Im Laufe der nächsten Wochen und Monate übertrug man mir verschiedene Aufgaben und wählte mich in den Sprecherrat des Neuen Forums – als sogenannter 'Freischaffender' (Komponist und ehemaliger Chefdirigent der Suhler Philharmonie) verfügte ich über genügend freie Zeit. Es kam dann so weit, dass ich derart in das politische Geschehen eingebunden war, dass ich nicht mehr zurück konnte und wollte.
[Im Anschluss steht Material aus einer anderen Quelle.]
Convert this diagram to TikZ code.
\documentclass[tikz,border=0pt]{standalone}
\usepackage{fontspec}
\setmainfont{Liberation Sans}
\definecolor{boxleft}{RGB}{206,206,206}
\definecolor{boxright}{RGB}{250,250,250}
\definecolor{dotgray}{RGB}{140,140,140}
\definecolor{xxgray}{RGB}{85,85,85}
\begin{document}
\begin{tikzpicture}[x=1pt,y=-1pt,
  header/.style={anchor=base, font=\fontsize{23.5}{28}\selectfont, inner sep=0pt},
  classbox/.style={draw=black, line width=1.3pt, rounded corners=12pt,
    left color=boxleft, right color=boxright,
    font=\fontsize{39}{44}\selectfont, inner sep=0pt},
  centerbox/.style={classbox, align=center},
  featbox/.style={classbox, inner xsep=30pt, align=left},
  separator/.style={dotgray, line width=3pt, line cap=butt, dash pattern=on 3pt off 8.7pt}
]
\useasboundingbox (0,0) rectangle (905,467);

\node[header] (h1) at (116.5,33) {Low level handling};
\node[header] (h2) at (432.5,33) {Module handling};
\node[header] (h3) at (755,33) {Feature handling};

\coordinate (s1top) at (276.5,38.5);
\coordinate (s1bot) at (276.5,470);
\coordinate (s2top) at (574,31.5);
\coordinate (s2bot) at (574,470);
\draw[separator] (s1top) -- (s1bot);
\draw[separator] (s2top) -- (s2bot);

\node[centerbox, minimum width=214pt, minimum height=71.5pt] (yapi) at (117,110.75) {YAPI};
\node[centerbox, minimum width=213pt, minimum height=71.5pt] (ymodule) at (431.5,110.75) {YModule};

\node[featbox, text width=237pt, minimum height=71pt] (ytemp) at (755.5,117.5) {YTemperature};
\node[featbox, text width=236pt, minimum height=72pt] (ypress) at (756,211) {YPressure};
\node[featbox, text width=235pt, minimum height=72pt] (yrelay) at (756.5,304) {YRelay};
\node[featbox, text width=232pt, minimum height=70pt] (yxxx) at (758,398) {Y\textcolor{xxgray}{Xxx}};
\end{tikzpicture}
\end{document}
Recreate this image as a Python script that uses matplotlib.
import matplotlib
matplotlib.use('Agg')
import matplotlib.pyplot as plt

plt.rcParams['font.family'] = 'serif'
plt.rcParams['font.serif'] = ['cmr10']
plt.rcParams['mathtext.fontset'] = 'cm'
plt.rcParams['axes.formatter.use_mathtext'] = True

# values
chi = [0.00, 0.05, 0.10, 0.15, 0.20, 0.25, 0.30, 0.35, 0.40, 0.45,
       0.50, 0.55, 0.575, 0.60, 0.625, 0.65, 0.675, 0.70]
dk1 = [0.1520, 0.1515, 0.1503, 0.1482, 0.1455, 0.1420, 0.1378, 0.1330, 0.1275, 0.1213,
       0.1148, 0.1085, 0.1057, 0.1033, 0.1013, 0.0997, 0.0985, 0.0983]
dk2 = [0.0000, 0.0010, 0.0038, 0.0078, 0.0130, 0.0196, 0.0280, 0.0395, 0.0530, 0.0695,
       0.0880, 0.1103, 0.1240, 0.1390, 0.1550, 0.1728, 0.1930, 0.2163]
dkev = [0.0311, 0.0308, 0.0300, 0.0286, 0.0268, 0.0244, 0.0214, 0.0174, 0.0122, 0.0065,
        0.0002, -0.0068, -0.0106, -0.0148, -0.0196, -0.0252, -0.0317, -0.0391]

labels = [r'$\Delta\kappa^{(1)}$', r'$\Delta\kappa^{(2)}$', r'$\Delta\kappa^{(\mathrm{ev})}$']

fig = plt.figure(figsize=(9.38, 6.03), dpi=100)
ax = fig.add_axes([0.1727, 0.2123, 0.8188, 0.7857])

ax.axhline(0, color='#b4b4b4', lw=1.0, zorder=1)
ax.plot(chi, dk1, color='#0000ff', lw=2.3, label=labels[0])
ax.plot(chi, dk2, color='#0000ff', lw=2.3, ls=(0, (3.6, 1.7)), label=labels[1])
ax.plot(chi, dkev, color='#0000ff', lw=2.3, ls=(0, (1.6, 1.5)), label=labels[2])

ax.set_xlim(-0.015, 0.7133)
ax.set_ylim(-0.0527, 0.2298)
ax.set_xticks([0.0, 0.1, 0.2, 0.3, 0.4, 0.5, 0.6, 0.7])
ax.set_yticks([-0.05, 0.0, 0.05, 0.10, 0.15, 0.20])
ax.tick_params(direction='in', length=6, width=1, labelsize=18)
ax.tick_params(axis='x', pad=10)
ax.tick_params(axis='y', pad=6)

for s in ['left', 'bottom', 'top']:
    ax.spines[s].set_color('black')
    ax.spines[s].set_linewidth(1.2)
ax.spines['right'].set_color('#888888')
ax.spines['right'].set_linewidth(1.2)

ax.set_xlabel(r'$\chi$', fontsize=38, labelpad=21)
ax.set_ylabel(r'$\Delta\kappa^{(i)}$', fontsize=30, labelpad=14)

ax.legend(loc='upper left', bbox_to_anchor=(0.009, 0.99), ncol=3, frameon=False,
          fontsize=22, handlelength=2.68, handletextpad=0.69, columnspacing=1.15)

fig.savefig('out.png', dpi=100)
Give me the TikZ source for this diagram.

Eines stand für mich fest, und dies habe ich bei mehreren Demonstrationen zum Ausdruck gebracht: Ich, der die Nazizeit bewusst miterlebt hatte, die Bombenangriffe in Dresden und die letzten Kriegsjahre erlebt und überlebt hatte, nach dem Krieg ein Wanderer zwischen zwei Welten war (ich war von 1947 bis 1951 in Speyer tätig und dann im Osten geblieben), wollte im Interesse meiner Kinder und meiner Enkel nicht zulassen, dass ein drittes Mal Diktaturen unser Leben beeinträchtigen, einschränken und uns in eine Zwangssituation führen, in der nicht nur die Persönlichkeit verloren geht, sondern vor allem die Zivilcourage abhanden kommt. Ich glaubte immer, welche besessen zu haben, schäme mich aber dafür, dass ich sie nicht viel früher und kompromissloser eingesetzt habe."